In the first year or two after their arrival in South Africa they were fêted by everyone, invited to all the society parties and offered all kinds of engagements. Anne took her first non-singing part in Angels in Love, the story of Little Lord Fauntleroy and his mother, Dearest, played by Anne. They replayed their parts in A Night in Venice to Durban audiences. They even went to East London to sing at the city’s Hobby Exhibition, and were heard often on the radio. Not only did they do frequent broadcasts but their records were played constantly by other presenters, who marvelled that such a famous couple had chosen to settle in South Africa.

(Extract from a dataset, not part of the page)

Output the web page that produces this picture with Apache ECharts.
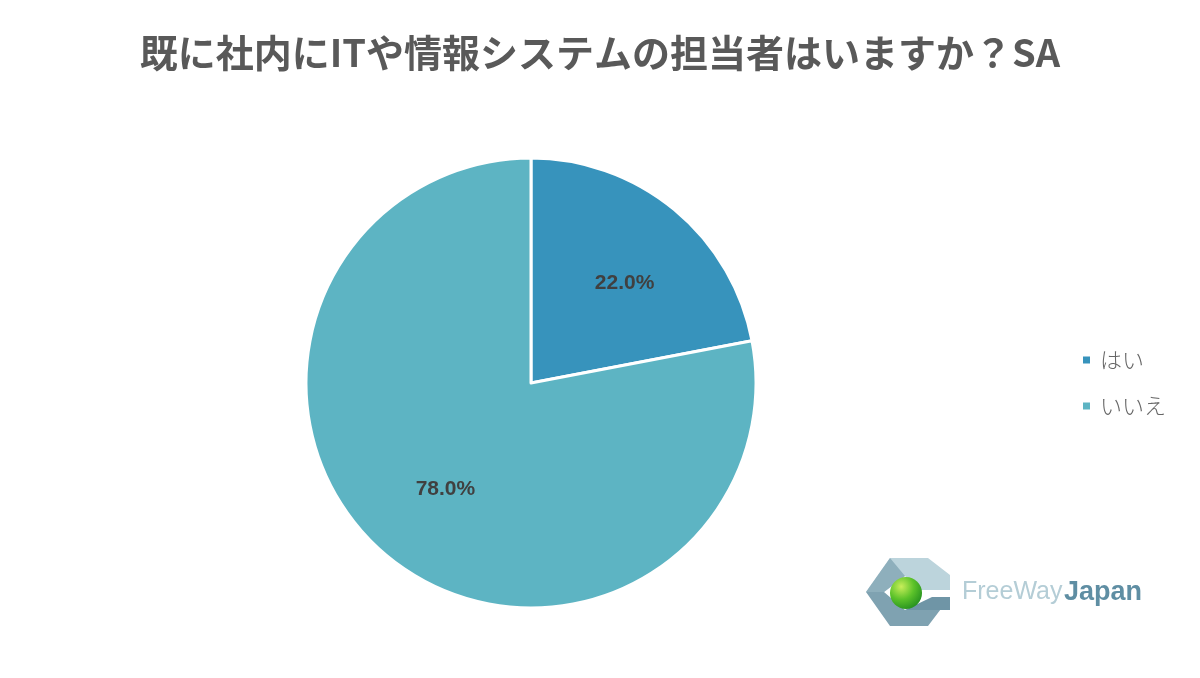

In 1957 they opened their School of Singing and Stagecraft at their studio on the eighth floor of Polliack’s Corner. They held a party to celebrate the opening of the studio and invited musical and society glitterati, who eagerly crammed into the studio for the occasion and were suitably impressed by the array of pictures of Anne and Webster, taken with internationally famous friends and colleagues, adorning one of the studio walls.
The original plan was that Webster would teach singing, while Anne would teach stagecraft, but in the end they both taught singing, and Anne acted as accompanist to the students. At first there were not many students as their fees per month were much higher than those of local singing teachers. Eventually they reduced the fees in order to attract more students. I began having singing lessons with them at the end of 1960 after I had finished school. The fee was £4-4-0 a month.
In 1963 Anne told me that all the local Johannesburg celebrities and socialites who had tried to cultivate them when they first arrived in South Africa, soon left them alone once they realised that they were not as wealthy as they had imagined, and actually had to work for a living, and were not free to attend the races and other such “society” activities.